## Task requirements
Retype the data exactly, from its first line to the line containing "d3.scaleLinear().domain([0, 350]).range([pBase, pTop]);", including both, and skip any picture.
** START OF Information shown **
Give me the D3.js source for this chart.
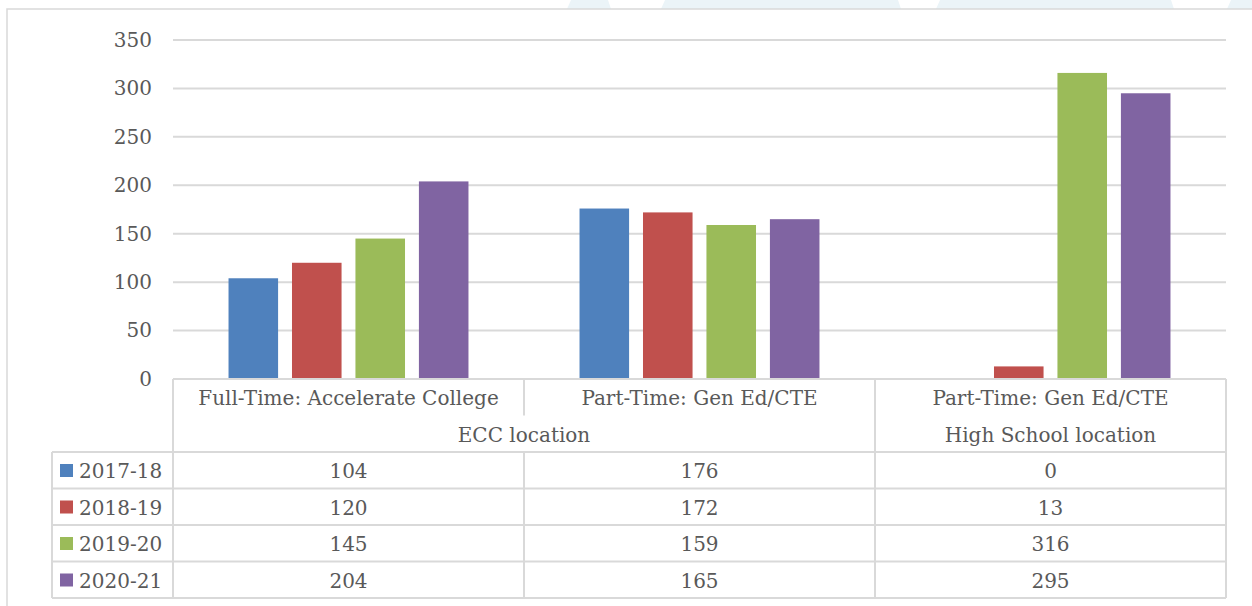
<!DOCTYPE html>
<html><head><meta charset="utf-8">
<script src="https://cdn.jsdelivr.net/npm/d3@7"></script>
<style>html,body{margin:0;padding:0;background:#fff;overflow:hidden}</style>
</head><body><svg id="c" width="1252" height="606"></svg>
<script>
const categories = ["Full-Time: Accelerate College", "Part-Time: Gen Ed/CTE", "Part-Time: Gen Ed/CTE"];
const locations = ["ECC location", "High School location"];
const locationSpans = [[0, 1], [2, 2]];
const seriesNames = ["2017-18", "2018-19", "2019-20", "2020-21"];
const v2017 = [104, 176, 0];
const v2018 = [120, 172, 13];
const v2019 = [145, 159, 316];
const v2020 = [204, 165, 295];
const yTicks = [0, 50, 100, 150, 200, 250, 300, 350];
const colors = ["#4F81BD", "#C0504D", "#9BBB59", "#8064A2"];
const seriesValues = [v2017, v2018, v2019, v2020];

const svg = d3.select("#c");
const font = "'DejaVu Serif', serif";
const fs = 20;
const textColor = "#595959";
const lineColor = "#D9D9D9";

// watermark stripes above the chart frame
const wm = [[567,608],[661,898],[936,1171],[1227,1270]];
wm.forEach(([a,b]) => {
  svg.append("polygon").attr("points", `${a+4},0 ${b},0 ${b+3},9 ${a},9`).attr("fill", "#EBF4F8");
});
// outer frame
svg.append("rect").attr("x", 7).attr("y", 9).attr("width", 1300).attr("height", 700)
  .attr("fill", "#fff").attr("stroke", lineColor).attr("stroke-width", 1.5);

const pLeft = 173, pRight = 1226, pTop = 40, pBase = 379;
const x = d3.scaleBand().domain(d3.range(categories.length)).range([pLeft, pRight]).padding(0);
const xs = d3.scaleBand().domain(d3.range(seriesNames.length)).range([0, x.bandwidth()])
  .paddingInner(0.219).paddingOuter(0.875);
const y = d3.scaleLinear().domain([0, 350]).range([pBase, pTop]);

// gridlines
svg.append("g").selectAll("line").data(yTicks.filter(t => t > 0)).join("line")
  .attr("x1", pLeft).attr("x2", pRight).attr("y1", d => y(d)).attr("y2", d => y(d))
  .attr("stroke", lineColor).attr("stroke-width", 2);

// y axis labels
const yAxis = d3.axisLeft(y).tickValues(yTicks).tickSize(0).tickPadding(21);
const ga = svg.append("g").attr("transform", `translate(${pLeft},0)`).call(yAxis);
ga.select(".domain").remove();
ga.selectAll("text").attr("font-family", font).attr("font-size", fs).attr("fill", textColor);

// bars
seriesValues.forEach((vals, si) => {
  svg.append("g").selectAll("rect").data(vals).join("rect")
    .attr("x", (d, i) => x(i) + xs(si)).attr("width", xs.bandwidth())
    .attr("y", d => y(d)).attr("height", d => pBase - y(d))
    .attr("fill", colors[si]);
});

// table
const rowH = 36.5;
const r0 = pBase, r1 = pBase + rowH, r2 = pBase + 2 * rowH;
const rEnd = r2 + seriesNames.length * rowH;
const legLeft = 52;
const tbl = svg.append("g").attr("stroke", lineColor).attr("stroke-width", 2).attr("fill", "none");
tbl.append("line").attr("x1", pLeft).attr("x2", pRight).attr("y1", pBase).attr("y2", pBase);
for (let k = 0; k <= seriesNames.length; k++) {
  const yy = r2 + k * rowH;
  tbl.append("line").attr("x1", legLeft).attr("x2", pRight).attr("y1", yy).attr("y2", yy);
}
tbl.append("line").attr("x1", legLeft).attr("x2", legLeft).attr("y1", r2).attr("y2", rEnd);
tbl.append("line").attr("x1", pLeft).attr("x2", pLeft).attr("y1", r0).attr("y2", rEnd);
tbl.append("line").attr("x1", pRight).attr("x2", pRight).attr("y1", r0).attr("y2", rEnd);
for (let i = 1; i < categories.length; i++) {
  const xx = x(i);
  const isLocBoundary = locationSpans.some(s => s[0] === i);
  tbl.append("line").attr("x1", xx).attr("x2", xx).attr("y1", r0).attr("y2", isLocBoundary ? rEnd : r1);
  if (!isLocBoundary) tbl.append("line").attr("x1", xx).attr("x2", xx).attr("y1", r2).attr("y2", rEnd);
}

const txt = svg.append("g").attr("font-family", font).attr("font-size", fs).attr("fill", textColor)
  .attr("text-anchor", "middle");
categories.forEach((c, i) => {
  txt.append("text").attr("x", x(i) + x.bandwidth() / 2).attr("y", r0 + 26).text(c);
});
locations.forEach((l, j) => {
  const [a, b] = locationSpans[j];
  const cx = (x(a) + x(b) + x.bandwidth()) / 2;
  txt.append("text").attr("x", cx).attr("y", r1 + 26).text(l);
});
seriesNames.forEach((s, si) => {
  const yy = r2 + si * rowH;
  svg.append("rect").attr("x", 60).attr("y", yy + 12).attr("width", 13).attr("height", 13).attr("fill", colors[si]);
  svg.append("text").attr("x", 79).attr("y", yy + 26).attr("font-family", font).attr("font-size", fs)
    .attr("fill", textColor).text(s);
  seriesValues[si].forEach((v, i) => {
    txt.append("text").attr("x", x(i) + x.bandwidth() / 2).attr("y", yy + 26).text(v);
  });
});
</script></body></html>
** END OF Information shown **
## Answer for this exercise
Give me the D3.js source for this chart.
<!DOCTYPE html>
<html><head><meta charset="utf-8">
<script src="https://cdn.jsdelivr.net/npm/d3@7"></script>
<style>html,body{margin:0;padding:0;background:#fff;overflow:hidden}</style>
</head><body><svg id="c" width="1252" height="606"></svg>
<script>
const categories = ["Full-Time: Accelerate College", "Part-Time: Gen Ed/CTE", "Part-Time: Gen Ed/CTE"];
const locations = ["ECC location", "High School location"];
const locationSpans = [[0, 1], [2, 2]];
const seriesNames = ["2017-18", "2018-19", "2019-20", "2020-21"];
const v2017 = [104, 176, 0];
const v2018 = [120, 172, 13];
const v2019 = [145, 159, 316];
const v2020 = [204, 165, 295];
const yTicks = [0, 50, 100, 150, 200, 250, 300, 350];
const colors = ["#4F81BD", "#C0504D", "#9BBB59", "#8064A2"];
const seriesValues = [v2017, v2018, v2019, v2020];

const svg = d3.select("#c");
const font = "'DejaVu Serif', serif";
const fs = 20;
const textColor = "#595959";
const lineColor = "#D9D9D9";

// watermark stripes above the chart frame
const wm = [[567,608],[661,898],[936,1171],[1227,1270]];
wm.forEach(([a,b]) => {
  svg.append("polygon").attr("points", `${a+4},0 ${b},0 ${b+3},9 ${a},9`).attr("fill", "#EBF4F8");
});
// outer frame
svg.append("rect").attr("x", 7).attr("y", 9).attr("width", 1300).attr("height", 700)
  .attr("fill", "#fff").attr("stroke", lineColor).attr("stroke-width", 1.5);

const pLeft = 173, pRight = 1226, pTop = 40, pBase = 379;
const x = d3.scaleBand().domain(d3.range(categories.length)).range([pLeft, pRight]).padding(0);
const xs = d3.scaleBand().domain(d3.range(seriesNames.length)).range([0, x.bandwidth()])
  .paddingInner(0.219).paddingOuter(0.875);
const y = d3.scaleLinear().domain([0, 350]).range([pBase, pTop]);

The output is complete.